WHAT IS BEING ASKED -
Repeat exactly the lines from the one containing "Clone this chart in React, TypeScript" through the one containing "if (chartRef.current) chartRef.current.destroy();", both lines included, please, without any other lines.

ITEMS -
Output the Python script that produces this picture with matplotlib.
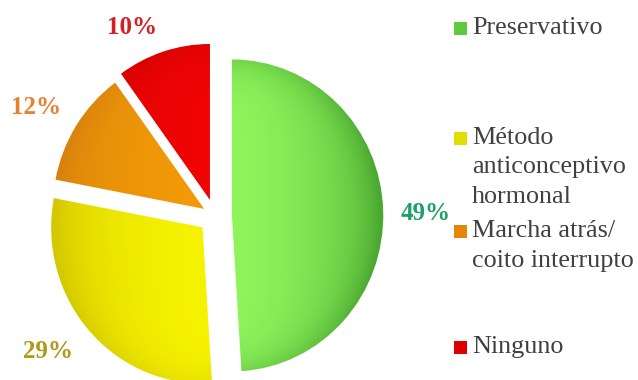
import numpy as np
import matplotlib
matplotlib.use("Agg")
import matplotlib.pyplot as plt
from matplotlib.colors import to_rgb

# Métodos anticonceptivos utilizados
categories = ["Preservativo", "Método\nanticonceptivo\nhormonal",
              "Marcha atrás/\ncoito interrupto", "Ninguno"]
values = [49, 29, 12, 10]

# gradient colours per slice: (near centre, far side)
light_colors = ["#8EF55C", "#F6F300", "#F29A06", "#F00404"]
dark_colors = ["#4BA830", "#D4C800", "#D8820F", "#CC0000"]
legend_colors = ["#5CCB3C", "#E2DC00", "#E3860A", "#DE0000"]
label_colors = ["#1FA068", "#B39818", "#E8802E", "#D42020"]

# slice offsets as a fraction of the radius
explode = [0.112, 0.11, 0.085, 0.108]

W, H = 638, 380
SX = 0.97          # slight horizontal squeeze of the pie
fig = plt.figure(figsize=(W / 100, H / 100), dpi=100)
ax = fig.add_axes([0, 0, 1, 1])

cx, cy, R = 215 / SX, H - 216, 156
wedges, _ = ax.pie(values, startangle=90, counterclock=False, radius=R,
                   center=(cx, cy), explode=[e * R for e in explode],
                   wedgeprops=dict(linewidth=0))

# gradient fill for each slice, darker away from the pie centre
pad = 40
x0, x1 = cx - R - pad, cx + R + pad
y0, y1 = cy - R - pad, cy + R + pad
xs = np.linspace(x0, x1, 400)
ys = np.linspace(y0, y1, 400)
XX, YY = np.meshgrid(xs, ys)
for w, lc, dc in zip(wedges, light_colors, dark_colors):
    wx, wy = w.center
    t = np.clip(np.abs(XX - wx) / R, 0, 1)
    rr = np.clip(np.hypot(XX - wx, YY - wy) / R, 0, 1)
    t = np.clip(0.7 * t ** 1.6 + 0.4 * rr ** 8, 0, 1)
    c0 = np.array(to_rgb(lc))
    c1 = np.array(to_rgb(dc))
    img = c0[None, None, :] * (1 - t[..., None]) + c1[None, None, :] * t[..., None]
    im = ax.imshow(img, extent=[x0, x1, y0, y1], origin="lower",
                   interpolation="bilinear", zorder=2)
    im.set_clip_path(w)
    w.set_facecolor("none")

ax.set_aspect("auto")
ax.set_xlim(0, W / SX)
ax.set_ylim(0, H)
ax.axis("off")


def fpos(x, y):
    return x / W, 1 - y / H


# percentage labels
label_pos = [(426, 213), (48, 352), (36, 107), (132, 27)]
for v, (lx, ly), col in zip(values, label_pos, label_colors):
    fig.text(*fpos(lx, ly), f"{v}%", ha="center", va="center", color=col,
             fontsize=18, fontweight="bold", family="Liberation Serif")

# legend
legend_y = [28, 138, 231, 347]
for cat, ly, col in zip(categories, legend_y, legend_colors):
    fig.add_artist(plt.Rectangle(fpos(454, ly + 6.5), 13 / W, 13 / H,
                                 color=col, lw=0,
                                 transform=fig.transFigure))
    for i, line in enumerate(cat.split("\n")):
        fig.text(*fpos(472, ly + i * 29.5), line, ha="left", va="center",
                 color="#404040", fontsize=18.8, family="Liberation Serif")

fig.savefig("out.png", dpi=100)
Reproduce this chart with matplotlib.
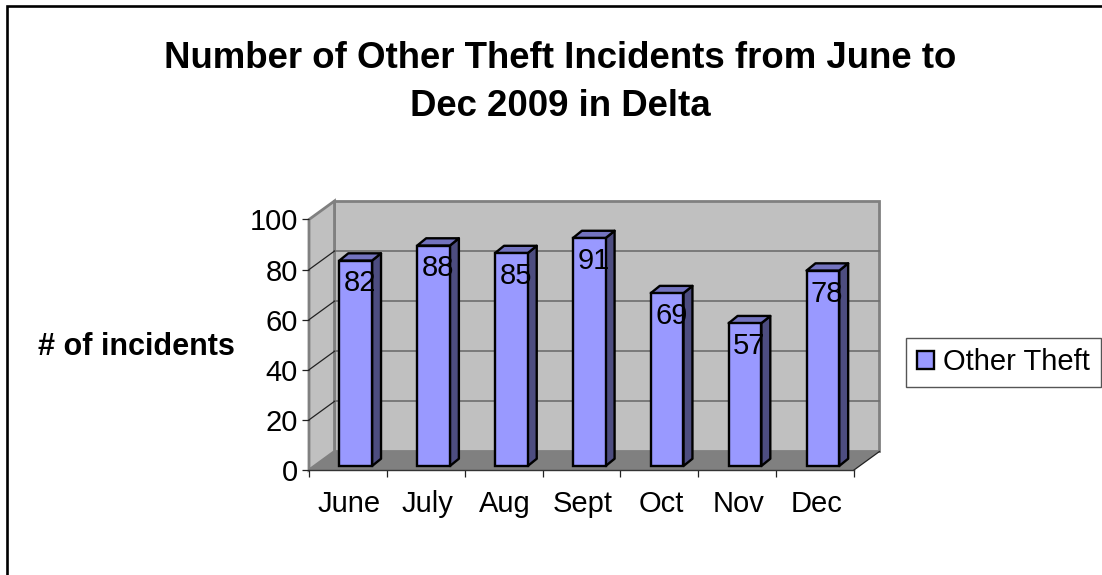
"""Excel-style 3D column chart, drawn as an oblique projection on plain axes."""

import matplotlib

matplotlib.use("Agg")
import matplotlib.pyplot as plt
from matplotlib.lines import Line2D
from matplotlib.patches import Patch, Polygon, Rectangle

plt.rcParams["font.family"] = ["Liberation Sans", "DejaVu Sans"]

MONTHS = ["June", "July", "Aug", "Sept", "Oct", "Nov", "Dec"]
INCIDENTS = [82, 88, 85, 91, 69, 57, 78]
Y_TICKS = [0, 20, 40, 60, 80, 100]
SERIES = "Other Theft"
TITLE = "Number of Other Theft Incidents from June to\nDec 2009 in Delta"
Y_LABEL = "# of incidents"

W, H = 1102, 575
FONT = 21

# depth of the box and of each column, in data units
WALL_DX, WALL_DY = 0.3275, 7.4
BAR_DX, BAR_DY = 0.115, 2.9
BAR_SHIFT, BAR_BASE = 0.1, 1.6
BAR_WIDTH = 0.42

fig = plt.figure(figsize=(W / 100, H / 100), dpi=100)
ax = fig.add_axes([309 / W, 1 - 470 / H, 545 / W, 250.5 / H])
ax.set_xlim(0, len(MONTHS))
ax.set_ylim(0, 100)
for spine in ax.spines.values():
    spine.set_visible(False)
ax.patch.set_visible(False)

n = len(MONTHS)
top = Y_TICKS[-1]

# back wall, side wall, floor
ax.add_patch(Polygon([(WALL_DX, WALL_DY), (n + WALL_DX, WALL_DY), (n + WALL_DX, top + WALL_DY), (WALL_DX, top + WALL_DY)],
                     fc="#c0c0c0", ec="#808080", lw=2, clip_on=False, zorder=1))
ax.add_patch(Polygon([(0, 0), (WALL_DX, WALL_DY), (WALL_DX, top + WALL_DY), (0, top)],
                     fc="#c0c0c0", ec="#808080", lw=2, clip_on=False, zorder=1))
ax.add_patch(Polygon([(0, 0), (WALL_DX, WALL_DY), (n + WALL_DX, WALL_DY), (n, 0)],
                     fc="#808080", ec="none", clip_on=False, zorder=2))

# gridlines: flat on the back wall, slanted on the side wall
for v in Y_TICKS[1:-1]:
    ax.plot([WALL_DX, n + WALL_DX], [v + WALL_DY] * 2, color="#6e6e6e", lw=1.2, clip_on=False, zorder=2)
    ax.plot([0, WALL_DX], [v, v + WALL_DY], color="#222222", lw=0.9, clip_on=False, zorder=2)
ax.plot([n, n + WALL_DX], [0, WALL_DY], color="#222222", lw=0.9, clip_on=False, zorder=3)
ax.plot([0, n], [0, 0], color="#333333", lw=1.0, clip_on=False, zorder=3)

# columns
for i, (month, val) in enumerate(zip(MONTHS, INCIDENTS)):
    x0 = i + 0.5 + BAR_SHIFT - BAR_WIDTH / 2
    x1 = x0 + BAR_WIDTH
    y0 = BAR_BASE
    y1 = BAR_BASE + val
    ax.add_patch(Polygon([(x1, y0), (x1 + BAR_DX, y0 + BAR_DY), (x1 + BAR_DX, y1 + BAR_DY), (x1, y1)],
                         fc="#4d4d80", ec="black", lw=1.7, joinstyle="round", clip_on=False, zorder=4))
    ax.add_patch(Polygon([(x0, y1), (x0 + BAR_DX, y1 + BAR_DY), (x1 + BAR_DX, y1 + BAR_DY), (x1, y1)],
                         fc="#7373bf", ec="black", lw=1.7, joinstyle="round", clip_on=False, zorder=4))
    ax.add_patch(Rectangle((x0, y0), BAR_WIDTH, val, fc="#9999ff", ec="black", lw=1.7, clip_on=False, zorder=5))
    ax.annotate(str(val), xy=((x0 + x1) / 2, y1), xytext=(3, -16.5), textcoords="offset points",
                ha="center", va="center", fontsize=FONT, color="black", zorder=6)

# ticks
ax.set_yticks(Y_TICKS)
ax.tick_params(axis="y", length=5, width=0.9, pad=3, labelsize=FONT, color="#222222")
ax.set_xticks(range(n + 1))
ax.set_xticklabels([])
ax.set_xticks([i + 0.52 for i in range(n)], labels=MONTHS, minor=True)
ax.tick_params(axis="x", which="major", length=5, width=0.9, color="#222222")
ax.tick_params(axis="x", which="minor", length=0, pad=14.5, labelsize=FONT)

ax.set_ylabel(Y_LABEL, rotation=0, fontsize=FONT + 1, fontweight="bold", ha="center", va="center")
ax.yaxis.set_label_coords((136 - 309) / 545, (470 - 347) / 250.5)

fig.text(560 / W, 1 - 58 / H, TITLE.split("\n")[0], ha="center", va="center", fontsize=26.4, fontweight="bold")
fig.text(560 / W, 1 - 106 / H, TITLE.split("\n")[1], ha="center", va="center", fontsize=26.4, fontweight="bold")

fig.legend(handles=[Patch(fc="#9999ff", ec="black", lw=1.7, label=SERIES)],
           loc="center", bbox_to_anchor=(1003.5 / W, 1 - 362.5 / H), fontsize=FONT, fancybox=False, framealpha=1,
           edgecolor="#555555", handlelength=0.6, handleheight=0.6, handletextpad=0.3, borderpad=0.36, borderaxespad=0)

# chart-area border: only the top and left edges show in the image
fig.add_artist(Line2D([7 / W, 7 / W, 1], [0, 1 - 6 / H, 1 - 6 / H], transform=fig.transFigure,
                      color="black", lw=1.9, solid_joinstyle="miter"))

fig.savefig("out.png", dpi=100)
==
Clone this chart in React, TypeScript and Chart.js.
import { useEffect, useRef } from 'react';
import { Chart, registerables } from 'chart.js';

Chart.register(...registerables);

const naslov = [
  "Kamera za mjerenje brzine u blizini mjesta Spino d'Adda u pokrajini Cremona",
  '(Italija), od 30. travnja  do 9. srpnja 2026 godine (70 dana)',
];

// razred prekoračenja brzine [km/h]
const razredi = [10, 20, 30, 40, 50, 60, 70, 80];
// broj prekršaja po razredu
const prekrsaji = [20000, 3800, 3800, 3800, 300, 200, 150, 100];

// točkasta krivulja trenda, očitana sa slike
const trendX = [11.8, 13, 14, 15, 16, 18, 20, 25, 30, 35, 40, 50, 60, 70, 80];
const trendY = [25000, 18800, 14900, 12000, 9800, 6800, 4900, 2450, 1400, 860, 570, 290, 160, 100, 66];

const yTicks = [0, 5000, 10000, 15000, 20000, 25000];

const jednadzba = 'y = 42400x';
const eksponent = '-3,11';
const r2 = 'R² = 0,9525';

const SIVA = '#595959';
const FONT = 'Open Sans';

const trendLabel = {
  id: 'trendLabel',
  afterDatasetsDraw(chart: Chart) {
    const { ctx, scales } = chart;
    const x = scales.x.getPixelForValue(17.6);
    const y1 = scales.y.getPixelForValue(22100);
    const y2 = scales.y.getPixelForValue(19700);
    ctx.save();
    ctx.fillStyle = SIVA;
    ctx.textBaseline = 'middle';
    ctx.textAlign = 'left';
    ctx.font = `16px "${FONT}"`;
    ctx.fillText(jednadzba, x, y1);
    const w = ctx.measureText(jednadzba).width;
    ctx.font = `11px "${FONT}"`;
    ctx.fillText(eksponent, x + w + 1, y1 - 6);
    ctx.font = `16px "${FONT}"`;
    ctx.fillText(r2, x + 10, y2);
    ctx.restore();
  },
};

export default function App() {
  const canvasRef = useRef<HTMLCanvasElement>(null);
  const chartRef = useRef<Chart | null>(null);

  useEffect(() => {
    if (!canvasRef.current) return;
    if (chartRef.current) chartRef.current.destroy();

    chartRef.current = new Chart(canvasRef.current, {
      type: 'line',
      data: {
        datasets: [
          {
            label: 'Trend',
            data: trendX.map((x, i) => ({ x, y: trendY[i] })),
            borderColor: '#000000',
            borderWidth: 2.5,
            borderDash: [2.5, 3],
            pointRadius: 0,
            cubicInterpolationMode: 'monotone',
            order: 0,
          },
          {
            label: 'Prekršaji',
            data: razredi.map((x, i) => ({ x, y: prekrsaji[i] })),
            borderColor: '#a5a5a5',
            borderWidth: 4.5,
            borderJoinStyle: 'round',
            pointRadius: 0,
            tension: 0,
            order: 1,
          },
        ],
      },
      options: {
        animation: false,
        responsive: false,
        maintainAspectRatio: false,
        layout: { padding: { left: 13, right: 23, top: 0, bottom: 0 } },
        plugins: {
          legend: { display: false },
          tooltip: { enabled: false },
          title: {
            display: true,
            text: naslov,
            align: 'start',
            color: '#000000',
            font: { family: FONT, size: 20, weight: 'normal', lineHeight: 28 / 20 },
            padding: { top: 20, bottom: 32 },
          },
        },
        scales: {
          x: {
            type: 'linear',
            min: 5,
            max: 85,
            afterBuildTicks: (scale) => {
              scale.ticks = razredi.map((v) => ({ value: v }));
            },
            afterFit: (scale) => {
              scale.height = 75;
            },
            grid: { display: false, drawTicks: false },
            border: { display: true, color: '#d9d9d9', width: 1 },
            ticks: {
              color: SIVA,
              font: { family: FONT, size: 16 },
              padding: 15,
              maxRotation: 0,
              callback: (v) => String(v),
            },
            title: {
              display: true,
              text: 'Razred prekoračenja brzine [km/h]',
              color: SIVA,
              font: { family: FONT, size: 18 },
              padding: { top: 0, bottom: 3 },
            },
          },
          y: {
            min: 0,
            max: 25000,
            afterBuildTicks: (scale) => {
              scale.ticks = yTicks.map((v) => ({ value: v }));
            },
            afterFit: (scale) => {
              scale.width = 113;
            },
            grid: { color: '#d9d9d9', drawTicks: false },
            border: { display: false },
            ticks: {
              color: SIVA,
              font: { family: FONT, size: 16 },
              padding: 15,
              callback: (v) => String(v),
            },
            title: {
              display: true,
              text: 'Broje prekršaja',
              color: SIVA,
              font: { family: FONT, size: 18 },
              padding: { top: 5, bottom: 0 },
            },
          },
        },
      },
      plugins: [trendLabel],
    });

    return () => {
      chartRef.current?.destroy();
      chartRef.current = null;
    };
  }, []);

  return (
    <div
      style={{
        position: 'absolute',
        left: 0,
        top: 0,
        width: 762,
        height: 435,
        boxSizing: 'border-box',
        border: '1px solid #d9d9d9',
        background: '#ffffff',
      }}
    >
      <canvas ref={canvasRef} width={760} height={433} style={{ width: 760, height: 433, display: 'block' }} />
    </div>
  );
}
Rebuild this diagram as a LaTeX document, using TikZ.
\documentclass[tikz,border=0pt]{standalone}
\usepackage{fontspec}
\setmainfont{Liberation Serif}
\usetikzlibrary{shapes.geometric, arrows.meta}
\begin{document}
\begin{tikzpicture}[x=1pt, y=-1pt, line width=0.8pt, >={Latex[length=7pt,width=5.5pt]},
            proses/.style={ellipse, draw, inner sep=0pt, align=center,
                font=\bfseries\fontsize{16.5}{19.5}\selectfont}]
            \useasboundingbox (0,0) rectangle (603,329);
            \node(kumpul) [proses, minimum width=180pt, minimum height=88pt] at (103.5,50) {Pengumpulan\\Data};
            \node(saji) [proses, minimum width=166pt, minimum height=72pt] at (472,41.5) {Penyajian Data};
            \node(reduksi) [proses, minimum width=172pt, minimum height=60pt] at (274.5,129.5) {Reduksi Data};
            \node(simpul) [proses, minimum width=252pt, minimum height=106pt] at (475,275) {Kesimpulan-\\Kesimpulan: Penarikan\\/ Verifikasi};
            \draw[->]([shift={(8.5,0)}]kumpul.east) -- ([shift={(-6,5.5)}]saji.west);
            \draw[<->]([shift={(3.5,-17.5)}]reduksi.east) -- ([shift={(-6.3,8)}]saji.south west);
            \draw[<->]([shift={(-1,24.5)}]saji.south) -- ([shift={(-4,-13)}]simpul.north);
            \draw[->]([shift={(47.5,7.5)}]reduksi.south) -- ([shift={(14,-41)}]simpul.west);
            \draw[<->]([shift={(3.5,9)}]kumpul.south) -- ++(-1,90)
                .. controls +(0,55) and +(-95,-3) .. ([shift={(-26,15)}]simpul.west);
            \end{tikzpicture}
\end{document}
* * *
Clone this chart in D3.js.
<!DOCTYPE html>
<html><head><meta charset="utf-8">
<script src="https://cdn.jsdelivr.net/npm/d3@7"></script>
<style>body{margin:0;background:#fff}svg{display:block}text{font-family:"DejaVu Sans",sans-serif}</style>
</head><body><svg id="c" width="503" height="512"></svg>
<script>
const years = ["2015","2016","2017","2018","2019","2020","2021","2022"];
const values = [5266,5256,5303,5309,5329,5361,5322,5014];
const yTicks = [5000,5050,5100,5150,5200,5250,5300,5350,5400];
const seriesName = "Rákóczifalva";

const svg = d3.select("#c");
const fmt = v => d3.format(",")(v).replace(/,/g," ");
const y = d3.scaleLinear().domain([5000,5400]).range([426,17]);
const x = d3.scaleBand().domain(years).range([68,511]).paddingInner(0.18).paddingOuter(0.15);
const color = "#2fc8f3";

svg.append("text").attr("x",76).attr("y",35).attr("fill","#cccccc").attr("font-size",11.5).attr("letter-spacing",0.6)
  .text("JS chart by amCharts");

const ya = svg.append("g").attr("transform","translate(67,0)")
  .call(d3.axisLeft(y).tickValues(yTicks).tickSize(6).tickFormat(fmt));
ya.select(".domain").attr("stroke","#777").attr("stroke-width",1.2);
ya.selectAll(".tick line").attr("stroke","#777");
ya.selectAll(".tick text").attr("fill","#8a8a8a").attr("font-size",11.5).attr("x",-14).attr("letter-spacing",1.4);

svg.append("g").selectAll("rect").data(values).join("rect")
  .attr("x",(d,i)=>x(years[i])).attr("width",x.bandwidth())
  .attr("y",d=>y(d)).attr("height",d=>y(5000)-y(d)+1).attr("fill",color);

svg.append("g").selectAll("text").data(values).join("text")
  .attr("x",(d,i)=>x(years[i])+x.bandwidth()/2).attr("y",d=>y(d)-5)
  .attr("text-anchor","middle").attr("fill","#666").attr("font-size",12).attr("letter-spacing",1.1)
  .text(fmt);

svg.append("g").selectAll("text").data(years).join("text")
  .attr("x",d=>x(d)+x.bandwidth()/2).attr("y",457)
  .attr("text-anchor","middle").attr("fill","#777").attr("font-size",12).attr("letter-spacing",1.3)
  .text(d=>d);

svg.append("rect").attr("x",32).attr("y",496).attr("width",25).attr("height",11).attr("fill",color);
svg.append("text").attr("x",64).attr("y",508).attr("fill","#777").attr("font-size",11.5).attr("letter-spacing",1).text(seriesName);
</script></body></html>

WRITTEN SOLUTION -
Clone this chart in React, TypeScript and Chart.js.
import { useEffect, useRef } from 'react';
import { Chart, registerables } from 'chart.js';

Chart.register(...registerables);

const naslov = [
  "Kamera za mjerenje brzine u blizini mjesta Spino d'Adda u pokrajini Cremona",
  '(Italija), od 30. travnja  do 9. srpnja 2026 godine (70 dana)',
];

// razred prekoračenja brzine [km/h]
const razredi = [10, 20, 30, 40, 50, 60, 70, 80];
// broj prekršaja po razredu
const prekrsaji = [20000, 3800, 3800, 3800, 300, 200, 150, 100];

// točkasta krivulja trenda, očitana sa slike
const trendX = [11.8, 13, 14, 15, 16, 18, 20, 25, 30, 35, 40, 50, 60, 70, 80];
const trendY = [25000, 18800, 14900, 12000, 9800, 6800, 4900, 2450, 1400, 860, 570, 290, 160, 100, 66];

const yTicks = [0, 5000, 10000, 15000, 20000, 25000];

const jednadzba = 'y = 42400x';
const eksponent = '-3,11';
const r2 = 'R² = 0,9525';

const SIVA = '#595959';
const FONT = 'Open Sans';

const trendLabel = {
  id: 'trendLabel',
  afterDatasetsDraw(chart: Chart) {
    const { ctx, scales } = chart;
    const x = scales.x.getPixelForValue(17.6);
    const y1 = scales.y.getPixelForValue(22100);
    const y2 = scales.y.getPixelForValue(19700);
    ctx.save();
    ctx.fillStyle = SIVA;
    ctx.textBaseline = 'middle';
    ctx.textAlign = 'left';
    ctx.font = `16px "${FONT}"`;
    ctx.fillText(jednadzba, x, y1);
    const w = ctx.measureText(jednadzba).width;
    ctx.font = `11px "${FONT}"`;
    ctx.fillText(eksponent, x + w + 1, y1 - 6);
    ctx.font = `16px "${FONT}"`;
    ctx.fillText(r2, x + 10, y2);
    ctx.restore();
  },
};

export default function App() {
  const canvasRef = useRef<HTMLCanvasElement>(null);
  const chartRef = useRef<Chart | null>(null);

  useEffect(() => {
    if (!canvasRef.current) return;
    if (chartRef.current) chartRef.current.destroy();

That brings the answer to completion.